### Given exercise
Look through the listing for the word "draws". Copy each line that has it.

* * * * * * *

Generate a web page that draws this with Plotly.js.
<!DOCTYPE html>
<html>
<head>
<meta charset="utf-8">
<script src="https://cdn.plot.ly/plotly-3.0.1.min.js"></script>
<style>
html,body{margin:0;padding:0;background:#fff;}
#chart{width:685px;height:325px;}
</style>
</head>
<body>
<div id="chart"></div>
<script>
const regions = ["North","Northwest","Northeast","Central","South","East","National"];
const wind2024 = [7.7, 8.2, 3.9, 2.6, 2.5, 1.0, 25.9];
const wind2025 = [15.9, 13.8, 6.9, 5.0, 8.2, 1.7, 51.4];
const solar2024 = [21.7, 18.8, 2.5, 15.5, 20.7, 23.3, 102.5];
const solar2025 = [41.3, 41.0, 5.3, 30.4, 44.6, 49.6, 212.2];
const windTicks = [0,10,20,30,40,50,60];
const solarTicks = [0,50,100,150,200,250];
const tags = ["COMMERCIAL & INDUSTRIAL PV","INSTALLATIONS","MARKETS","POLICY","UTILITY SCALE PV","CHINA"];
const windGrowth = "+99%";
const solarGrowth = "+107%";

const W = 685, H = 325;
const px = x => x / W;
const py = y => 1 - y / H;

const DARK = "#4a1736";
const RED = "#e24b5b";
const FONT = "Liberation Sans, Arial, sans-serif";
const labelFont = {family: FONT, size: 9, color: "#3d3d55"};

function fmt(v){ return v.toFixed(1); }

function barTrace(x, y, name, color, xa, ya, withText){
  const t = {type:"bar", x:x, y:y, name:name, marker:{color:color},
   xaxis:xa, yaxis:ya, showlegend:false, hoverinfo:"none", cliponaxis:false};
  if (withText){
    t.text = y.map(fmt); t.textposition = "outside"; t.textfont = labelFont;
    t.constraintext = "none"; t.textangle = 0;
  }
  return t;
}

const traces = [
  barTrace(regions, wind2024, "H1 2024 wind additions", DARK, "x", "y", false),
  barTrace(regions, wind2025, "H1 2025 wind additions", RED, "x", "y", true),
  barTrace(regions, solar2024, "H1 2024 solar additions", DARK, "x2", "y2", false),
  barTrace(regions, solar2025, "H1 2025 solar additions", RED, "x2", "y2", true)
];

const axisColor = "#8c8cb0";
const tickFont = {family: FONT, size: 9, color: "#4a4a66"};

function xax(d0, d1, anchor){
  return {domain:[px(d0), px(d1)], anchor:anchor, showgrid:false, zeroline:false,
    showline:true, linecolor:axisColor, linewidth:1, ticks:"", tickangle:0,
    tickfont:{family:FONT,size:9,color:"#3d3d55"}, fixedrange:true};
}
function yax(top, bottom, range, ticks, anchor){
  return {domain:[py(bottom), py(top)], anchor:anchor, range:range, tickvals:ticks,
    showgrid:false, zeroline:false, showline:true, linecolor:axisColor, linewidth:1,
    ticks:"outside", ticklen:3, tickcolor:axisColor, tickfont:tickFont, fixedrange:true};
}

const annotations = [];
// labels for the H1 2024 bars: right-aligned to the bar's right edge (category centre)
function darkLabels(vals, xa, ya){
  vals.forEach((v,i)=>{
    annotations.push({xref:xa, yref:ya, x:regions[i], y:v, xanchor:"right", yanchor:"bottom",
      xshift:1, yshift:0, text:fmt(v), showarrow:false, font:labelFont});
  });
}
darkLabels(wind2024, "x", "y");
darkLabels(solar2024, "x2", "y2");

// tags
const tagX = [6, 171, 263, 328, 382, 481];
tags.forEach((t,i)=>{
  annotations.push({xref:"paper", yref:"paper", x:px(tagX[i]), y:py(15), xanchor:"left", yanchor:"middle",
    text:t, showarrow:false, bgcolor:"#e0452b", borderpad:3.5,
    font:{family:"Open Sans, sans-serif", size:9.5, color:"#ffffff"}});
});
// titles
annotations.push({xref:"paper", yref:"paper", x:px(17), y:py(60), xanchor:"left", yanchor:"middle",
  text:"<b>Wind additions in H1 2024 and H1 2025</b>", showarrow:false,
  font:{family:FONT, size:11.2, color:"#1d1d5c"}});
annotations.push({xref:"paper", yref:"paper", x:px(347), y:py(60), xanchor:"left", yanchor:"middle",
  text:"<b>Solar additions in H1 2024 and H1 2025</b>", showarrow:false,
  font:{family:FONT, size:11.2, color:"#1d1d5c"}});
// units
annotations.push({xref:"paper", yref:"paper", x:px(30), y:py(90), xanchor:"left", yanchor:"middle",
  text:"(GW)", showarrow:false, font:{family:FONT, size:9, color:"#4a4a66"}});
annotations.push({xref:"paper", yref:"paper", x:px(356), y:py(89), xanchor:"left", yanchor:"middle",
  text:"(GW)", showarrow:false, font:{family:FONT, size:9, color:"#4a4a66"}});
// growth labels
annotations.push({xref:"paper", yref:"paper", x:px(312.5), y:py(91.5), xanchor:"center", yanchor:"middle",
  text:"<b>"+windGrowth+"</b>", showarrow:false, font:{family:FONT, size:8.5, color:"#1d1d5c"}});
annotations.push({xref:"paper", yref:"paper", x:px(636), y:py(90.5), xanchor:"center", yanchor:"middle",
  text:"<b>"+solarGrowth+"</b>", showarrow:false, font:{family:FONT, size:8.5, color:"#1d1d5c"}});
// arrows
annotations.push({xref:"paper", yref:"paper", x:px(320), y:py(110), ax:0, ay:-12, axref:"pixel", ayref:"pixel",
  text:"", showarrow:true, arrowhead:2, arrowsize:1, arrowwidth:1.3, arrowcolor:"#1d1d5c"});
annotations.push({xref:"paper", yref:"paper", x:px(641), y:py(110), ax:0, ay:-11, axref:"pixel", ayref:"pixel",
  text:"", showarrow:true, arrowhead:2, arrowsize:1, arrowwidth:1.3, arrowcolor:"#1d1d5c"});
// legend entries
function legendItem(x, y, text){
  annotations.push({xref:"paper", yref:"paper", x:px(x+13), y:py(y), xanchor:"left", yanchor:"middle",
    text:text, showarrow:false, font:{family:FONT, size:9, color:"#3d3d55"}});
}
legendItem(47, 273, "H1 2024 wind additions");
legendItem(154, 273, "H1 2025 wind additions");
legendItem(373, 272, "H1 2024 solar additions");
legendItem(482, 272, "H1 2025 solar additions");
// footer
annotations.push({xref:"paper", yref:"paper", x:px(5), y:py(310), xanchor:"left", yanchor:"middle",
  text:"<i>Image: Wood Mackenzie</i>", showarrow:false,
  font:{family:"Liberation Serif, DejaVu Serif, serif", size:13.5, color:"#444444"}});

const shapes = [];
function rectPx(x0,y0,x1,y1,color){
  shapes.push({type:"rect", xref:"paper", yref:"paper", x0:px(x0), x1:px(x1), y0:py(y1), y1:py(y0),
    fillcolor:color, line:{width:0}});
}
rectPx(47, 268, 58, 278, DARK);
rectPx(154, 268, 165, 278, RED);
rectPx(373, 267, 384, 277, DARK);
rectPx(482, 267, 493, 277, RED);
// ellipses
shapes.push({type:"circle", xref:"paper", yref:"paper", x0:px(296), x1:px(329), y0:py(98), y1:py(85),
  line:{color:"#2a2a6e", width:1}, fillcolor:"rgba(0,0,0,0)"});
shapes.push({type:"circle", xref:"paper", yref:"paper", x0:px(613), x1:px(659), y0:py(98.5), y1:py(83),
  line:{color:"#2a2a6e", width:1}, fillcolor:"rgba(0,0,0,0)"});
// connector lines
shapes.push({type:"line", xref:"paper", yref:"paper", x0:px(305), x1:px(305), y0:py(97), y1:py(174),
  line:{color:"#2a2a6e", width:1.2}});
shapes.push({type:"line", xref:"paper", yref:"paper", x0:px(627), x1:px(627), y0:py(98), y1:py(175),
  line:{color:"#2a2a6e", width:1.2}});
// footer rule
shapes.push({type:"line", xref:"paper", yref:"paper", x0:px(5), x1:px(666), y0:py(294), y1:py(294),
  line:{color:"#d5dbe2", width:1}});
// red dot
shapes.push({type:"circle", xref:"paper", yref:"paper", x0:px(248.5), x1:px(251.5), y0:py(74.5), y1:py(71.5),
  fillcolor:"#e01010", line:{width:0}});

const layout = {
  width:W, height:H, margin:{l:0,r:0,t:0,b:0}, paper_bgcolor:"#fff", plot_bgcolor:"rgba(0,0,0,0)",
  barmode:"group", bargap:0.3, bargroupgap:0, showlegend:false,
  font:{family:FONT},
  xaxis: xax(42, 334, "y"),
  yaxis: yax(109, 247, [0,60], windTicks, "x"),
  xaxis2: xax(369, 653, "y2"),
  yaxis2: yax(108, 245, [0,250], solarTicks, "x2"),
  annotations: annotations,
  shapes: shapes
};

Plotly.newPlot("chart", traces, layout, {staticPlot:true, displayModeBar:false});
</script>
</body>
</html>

* * * * * * *

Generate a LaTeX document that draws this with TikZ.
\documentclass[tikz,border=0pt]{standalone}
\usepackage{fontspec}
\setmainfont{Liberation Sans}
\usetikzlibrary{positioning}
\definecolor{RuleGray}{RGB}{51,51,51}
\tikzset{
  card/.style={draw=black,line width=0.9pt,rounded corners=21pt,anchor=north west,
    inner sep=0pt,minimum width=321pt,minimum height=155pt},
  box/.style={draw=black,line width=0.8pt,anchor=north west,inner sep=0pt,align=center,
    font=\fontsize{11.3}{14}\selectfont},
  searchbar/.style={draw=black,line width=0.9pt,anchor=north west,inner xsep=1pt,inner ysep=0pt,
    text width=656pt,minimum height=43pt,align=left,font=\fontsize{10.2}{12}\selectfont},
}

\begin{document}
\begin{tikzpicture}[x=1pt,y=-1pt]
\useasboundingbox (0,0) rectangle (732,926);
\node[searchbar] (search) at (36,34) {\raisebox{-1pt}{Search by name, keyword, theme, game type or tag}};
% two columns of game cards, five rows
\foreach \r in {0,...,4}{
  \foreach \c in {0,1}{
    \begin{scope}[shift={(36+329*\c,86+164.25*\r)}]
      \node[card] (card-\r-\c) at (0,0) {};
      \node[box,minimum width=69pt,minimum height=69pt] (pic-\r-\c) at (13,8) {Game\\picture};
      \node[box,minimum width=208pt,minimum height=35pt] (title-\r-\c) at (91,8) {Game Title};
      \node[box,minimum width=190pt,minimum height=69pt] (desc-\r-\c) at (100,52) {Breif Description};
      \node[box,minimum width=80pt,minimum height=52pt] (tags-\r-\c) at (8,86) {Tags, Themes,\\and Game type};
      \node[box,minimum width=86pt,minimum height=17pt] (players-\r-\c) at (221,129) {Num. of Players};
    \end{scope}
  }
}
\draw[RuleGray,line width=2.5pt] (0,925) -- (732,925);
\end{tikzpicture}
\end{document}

* * * * * * *

### Exercise output
Generate a web page that draws this with Plotly.js.
Generate a LaTeX document that draws this with TikZ.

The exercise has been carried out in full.